- **GOAL**: Produce an exact copy of all the data below, dropping every image.

- **SOURCE MATERIAL**:
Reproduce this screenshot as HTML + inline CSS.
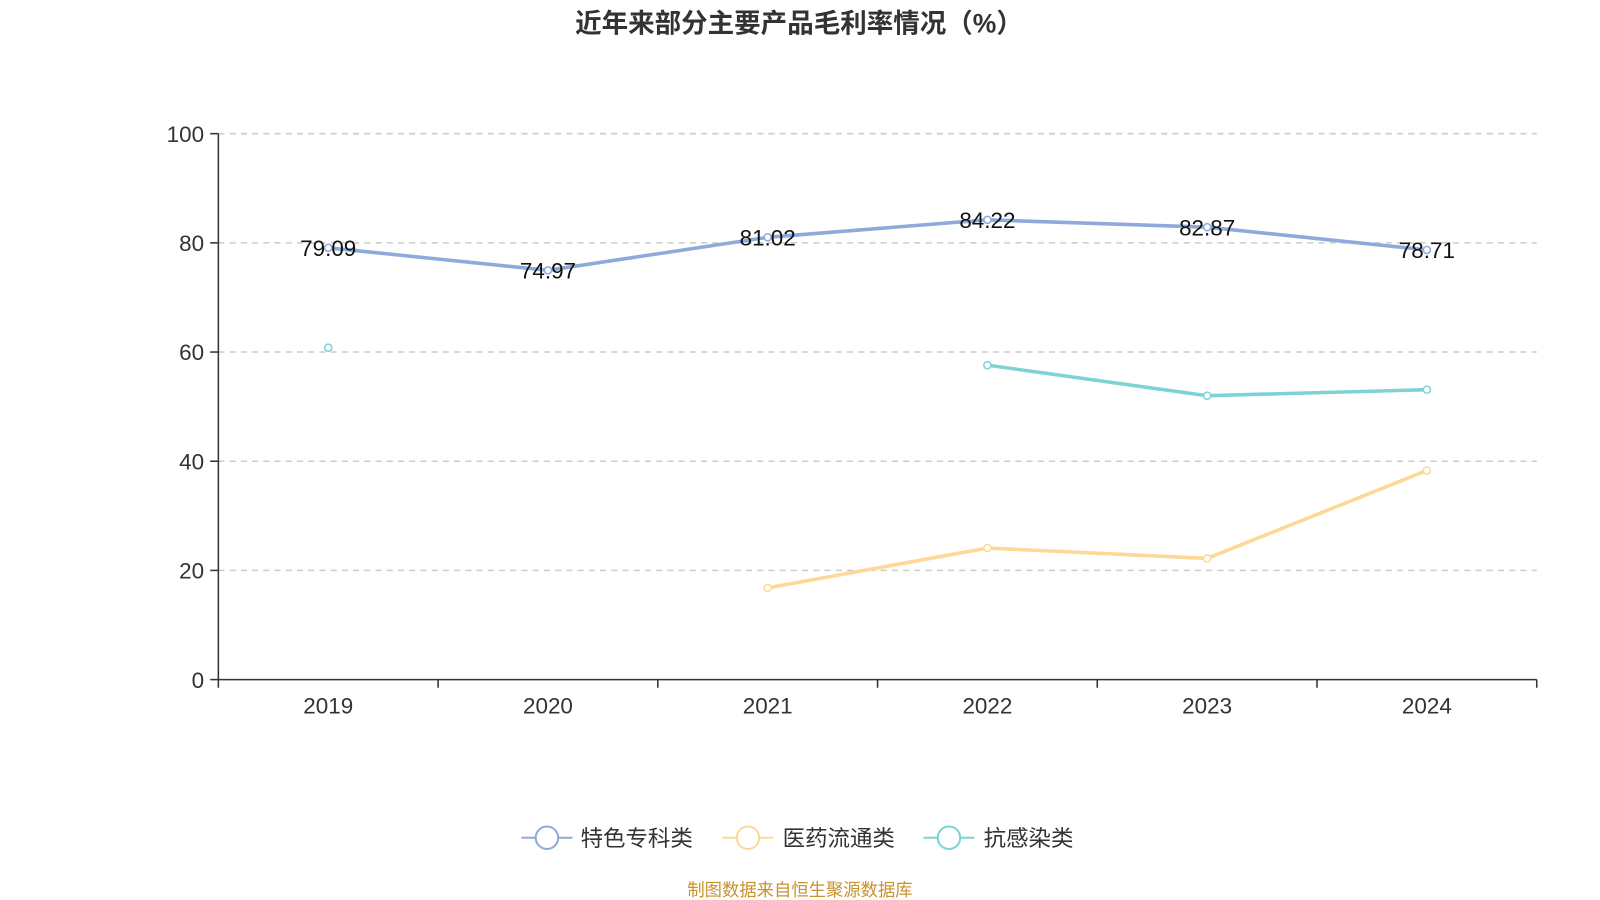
<!DOCTYPE html>
<html><head><meta charset="utf-8"><style>
body{margin:0;background:#fff;}
svg{display:block;font-family:"Liberation Sans","Noto Sans CJK SC",sans-serif;}
</style></head><body>
<svg id="chart" width="1600" height="900" viewBox="0 0 1568 882">
<text x="783" y="32" text-anchor="middle" font-size="26" font-weight="bold" fill="#333">近年来部分主要产品毛利率情况（%）</text>
<g id="plot"></g>
<g font-size="22" fill="#333">
<g><line x1="511" y1="821" x2="561" y2="821" stroke="#8eaadb" stroke-width="2"/><circle cx="536" cy="821" r="11" fill="#fff" stroke="#8eaadb" stroke-width="2"/><text x="569" y="829">特色专科类</text></g>
<g><line x1="708" y1="821" x2="758" y2="821" stroke="#fdd896" stroke-width="2"/><circle cx="733" cy="821" r="11" fill="#fff" stroke="#fdd896" stroke-width="2"/><text x="767" y="829">医药流通类</text></g>
<g><line x1="905" y1="821" x2="955" y2="821" stroke="#7dd3d3" stroke-width="2"/><circle cx="930" cy="821" r="11" fill="#fff" stroke="#7dd3d3" stroke-width="2"/><text x="964" y="829">抗感染类</text></g>
</g>
<text x="784" y="878" text-anchor="middle" font-size="17" fill="#c8922e">制图数据来自恒生聚源数据库</text>
</svg>
<script>
const categories=["2019","2020","2021","2022","2023","2024"];
const specialty=[79.09,74.97,81.02,84.22,82.87,78.71];
const distribution=[null,null,16.8,24.1,22.2,38.3];
const antiInfection=[60.8,null,null,57.6,52.0,53.1];
const yTicks=[0,20,40,60,80,100];
const NS="http://www.w3.org/2000/svg";
const g=document.getElementById('plot');
const x0=214,x1=1506,yb=666,yt=131;
const bw=(x1-x0)/categories.length;
const X=i=>x0+bw*(i+0.5);
const Y=v=>yb-(v/100)*(yb-yt);
function mk(t,a){const e=document.createElementNS(NS,t);for(const k in a)e.setAttribute(k,a[k]);g.appendChild(e);return e;}
yTicks.forEach(v=>{
 if(v>0){const l=mk('line',{x1:x0,x2:x1,y1:Y(v),y2:Y(v),stroke:'#ccc','stroke-dasharray':'6,5','stroke-width':1.5});
 
 }
 const t=mk('text',{x:x0-14,y:Y(v)+8,'text-anchor':'end','font-size':22,fill:'#333'});t.textContent=v;
 
 
 mk('line',{x1:x0-8,x2:x0,y1:Y(v),y2:Y(v),stroke:'#333','stroke-width':1.5});
});
const ya=mk('line',{x1:x0,x2:x0,y1:yt,y2:yb,stroke:'#333','stroke-width':1.5});


const xa=mk('line',{x1:x0,x2:x1,y1:yb,y2:yb,stroke:'#333','stroke-width':1.5});


for(let i=0;i<=categories.length;i++)mk('line',{x1:x0+bw*i,x2:x0+bw*i,y1:yb,y2:yb+8,stroke:'#333','stroke-width':1.5});
categories.forEach((c,i)=>{const t=mk('text',{x:X(i),y:699,'text-anchor':'middle','font-size':22,fill:'#333'});t.textContent=c;
 
 });
function series(d,color,name,labels){
 let segs=[],cur=[];
 d.forEach((v,i)=>{if(v==null){if(cur.length)segs.push(cur);cur=[];}else cur.push([X(i),Y(v)]);});
 if(cur.length)segs.push(cur);
 segs.forEach(s=>{if(s.length>1){const p=mk('polyline',{points:s.map(q=>q.join(',')).join(' '),fill:'none',stroke:color,'stroke-width':3.5});
  
  }});
 d.forEach((v,i)=>{if(v==null)return;
  const c=mk('circle',{cx:X(i),cy:Y(v),r:3.5,fill:'#fff',stroke:color,'stroke-width':1.5});
  
  
  if(labels){const t=mk('text',{x:X(i),y:Y(v)+8,'text-anchor':'middle','font-size':22,fill:'#111'});t.textContent=v.toFixed(2);
   
   }
 });
}
series(distribution,'#fdd896','distribution',false);
series(antiInfection,'#7dd3d3','anti-infection',false);
series(specialty,'#8eaadb','specialty',true);
</script>
</body></html>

- **COMPLETED EXERCISE**:
Reproduce this screenshot as HTML + inline CSS.
<!DOCTYPE html>
<html><head><meta charset="utf-8"><style>
body{margin:0;background:#fff;}
svg{display:block;font-family:"Liberation Sans","Noto Sans CJK SC",sans-serif;}
</style></head><body>
<svg id="chart" width="1600" height="900" viewBox="0 0 1568 882">
<text x="783" y="32" text-anchor="middle" font-size="26" font-weight="bold" fill="#333">近年来部分主要产品毛利率情况（%）</text>
<g id="plot"></g>
<g font-size="22" fill="#333">
<g><line x1="511" y1="821" x2="561" y2="821" stroke="#8eaadb" stroke-width="2"/><circle cx="536" cy="821" r="11" fill="#fff" stroke="#8eaadb" stroke-width="2"/><text x="569" y="829">特色专科类</text></g>
<g><line x1="708" y1="821" x2="758" y2="821" stroke="#fdd896" stroke-width="2"/><circle cx="733" cy="821" r="11" fill="#fff" stroke="#fdd896" stroke-width="2"/><text x="767" y="829">医药流通类</text></g>
<g><line x1="905" y1="821" x2="955" y2="821" stroke="#7dd3d3" stroke-width="2"/><circle cx="930" cy="821" r="11" fill="#fff" stroke="#7dd3d3" stroke-width="2"/><text x="964" y="829">抗感染类</text></g>
</g>
<text x="784" y="878" text-anchor="middle" font-size="17" fill="#c8922e">制图数据来自恒生聚源数据库</text>
</svg>
<script>
const categories=["2019","2020","2021","2022","2023","2024"];
const specialty=[79.09,74.97,81.02,84.22,82.87,78.71];
const distribution=[null,null,16.8,24.1,22.2,38.3];
const antiInfection=[60.8,null,null,57.6,52.0,53.1];
const yTicks=[0,20,40,60,80,100];
const NS="http://www.w3.org/2000/svg";
const g=document.getElementById('plot');
const x0=214,x1=1506,yb=666,yt=131;
const bw=(x1-x0)/categories.length;
const X=i=>x0+bw*(i+0.5);
const Y=v=>yb-(v/100)*(yb-yt);
function mk(t,a){const e=document.createElementNS(NS,t);for(const k in a)e.setAttribute(k,a[k]);g.appendChild(e);return e;}
yTicks.forEach(v=>{
 if(v>0){const l=mk('line',{x1:x0,x2:x1,y1:Y(v),y2:Y(v),stroke:'#ccc','stroke-dasharray':'6,5','stroke-width':1.5});
 
 }
 const t=mk('text',{x:x0-14,y:Y(v)+8,'text-anchor':'end','font-size':22,fill:'#333'});t.textContent=v;
 
 
 mk('line',{x1:x0-8,x2:x0,y1:Y(v),y2:Y(v),stroke:'#333','stroke-width':1.5});
});
const ya=mk('line',{x1:x0,x2:x0,y1:yt,y2:yb,stroke:'#333','stroke-width':1.5});


const xa=mk('line',{x1:x0,x2:x1,y1:yb,y2:yb,stroke:'#333','stroke-width':1.5});


for(let i=0;i<=categories.length;i++)mk('line',{x1:x0+bw*i,x2:x0+bw*i,y1:yb,y2:yb+8,stroke:'#333','stroke-width':1.5});
categories.forEach((c,i)=>{const t=mk('text',{x:X(i),y:699,'text-anchor':'middle','font-size':22,fill:'#333'});t.textContent=c;
 
 });
function series(d,color,name,labels){
 let segs=[],cur=[];
 d.forEach((v,i)=>{if(v==null){if(cur.length)segs.push(cur);cur=[];}else cur.push([X(i),Y(v)]);});
 if(cur.length)segs.push(cur);
 segs.forEach(s=>{if(s.length>1){const p=mk('polyline',{points:s.map(q=>q.join(',')).join(' '),fill:'none',stroke:color,'stroke-width':3.5});
  
  }});
 d.forEach((v,i)=>{if(v==null)return;
  const c=mk('circle',{cx:X(i),cy:Y(v),r:3.5,fill:'#fff',stroke:color,'stroke-width':1.5});
  
  
  if(labels){const t=mk('text',{x:X(i),y:Y(v)+8,'text-anchor':'middle','font-size':22,fill:'#111'});t.textContent=v.toFixed(2);
   
   }
 });
}
series(distribution,'#fdd896','distribution',false);
series(antiInfection,'#7dd3d3','anti-infection',false);
series(specialty,'#8eaadb','specialty',true);
</script>
</body></html>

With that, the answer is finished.